Zudem hält Alfa Romeo Seitenhalt wohl für entbehrlich, was angesichts der möglichen Querdynamik der Giulietta einem Konstruktionsfehler gleichkommt. Die bequeme, angenehme straffe Polsterung der Sitze stellt immerhin einen guten Anfang dar, ebenso wie das ordentliche Platzangebot. Davon bleibt auf der Rückbank allerdings nicht mehr viel übrig, hier können sich große Passagiere mit Hilfe des Dachhimmels den Kopf kraulen lassen. Überhaupt dorthin zu gelangen, gestaltet sich ebenfalls schwierig, doch das gelingt bei einigen Konkurrenten auch nicht einfacher.

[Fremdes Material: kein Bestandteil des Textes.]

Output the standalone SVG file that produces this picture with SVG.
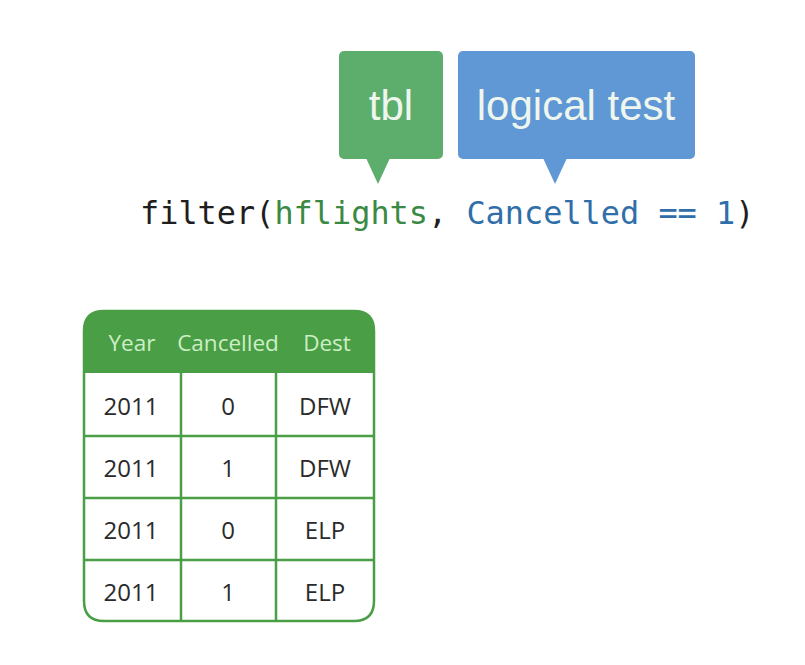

Bedienung des Alfa Romeo Giulietta ist deutlich misslungen

Nahezu jeder Wettbewerber lässt sich dafür einfacher bedienen als der Alfa Romeo Giulietta. Schon die Grundfunktionen des Radios müssen über fummelige Tasten in der Mittelkonsole in diversen Programm-Untermenüs aufgespürt werden, ganz zu schweigen von den Navigationseinstellungen. Ein Mobiltelefon mit der Freisprecheinrichtung zu koppeln gelingt nur nach intensivem Studium der Betriebsanleitung, verzweifeltem Drücken von Knöpfen am Lenkrad und unerschrockenem Eingeben von geratenen Sprachbefehlen - auch eine Art von Entertainment. Doch das Schöne an der Alfa Romeo Giulietta ist: Um diesen Fauxpas zu entschuldigen, finden sich weit mehr Gründe als das flotte Design - endlich.

Vor- und Nachteile

Karosserie
  • gutes Platzangebot vorn
  • hochwertige Materialien
  • ausreichendes Kofferraumvolumen
  • mäßige Bedienbarkeit
  • wenig Ablagemöglichkeiten
  • schlechte Übersichtlichkeit

Vor- und Nachteile

Fahrkomfort
  • bequem gepolsterte Sitze
  • guter Federungskomfort
  • hohes Geräuschniveau
  • unbefriedigende Sitzposition

Vor- und Nachteile

Antrieb
  • kräftiger Dieselmotor
  • gutes Ansprechverhalten
  • homogene Leistungsentfaltung
  • exakt schaltbares und passend gestuftes Sechsganggetriebe
  • ausgeprägtes Kaltstart-Nageln

Vor- und Nachteile

Fahreigenschaften
  • agiles Handling
  • gute Traktion
  • sehr sichere Fahreigenschaften
  • gut abgestimmtes ESP
  • präzises Einlenkverhalten
  • synthetisches Lenkgefühl

Vor- und Nachteile

Sicherheit
  • wirksame und standfeste Bremsen
  • umfangreiche Sicherheitsausstattung

Vor- und Nachteile

Umwelt
  • geringer CO2-Ausstoß
  • angemessener Verbrauch

Vor- und Nachteile

Kosten
  • umfangreiche Serienausstattung
  • niedrige Versicherungseinstufung
  • lange Wartungsintervalle
  • nur zwei Jahre Garantie

Fazit

Kaum da, schon abgebogen: Die kräftig motorisierte Giulietta verblüfft mit sehr agilem Handling. Der Einlass in den Kompaktwagen-Olymp bleibt ihr unter anderem aufgrund des hohen Geräuschniveaus verwehrt.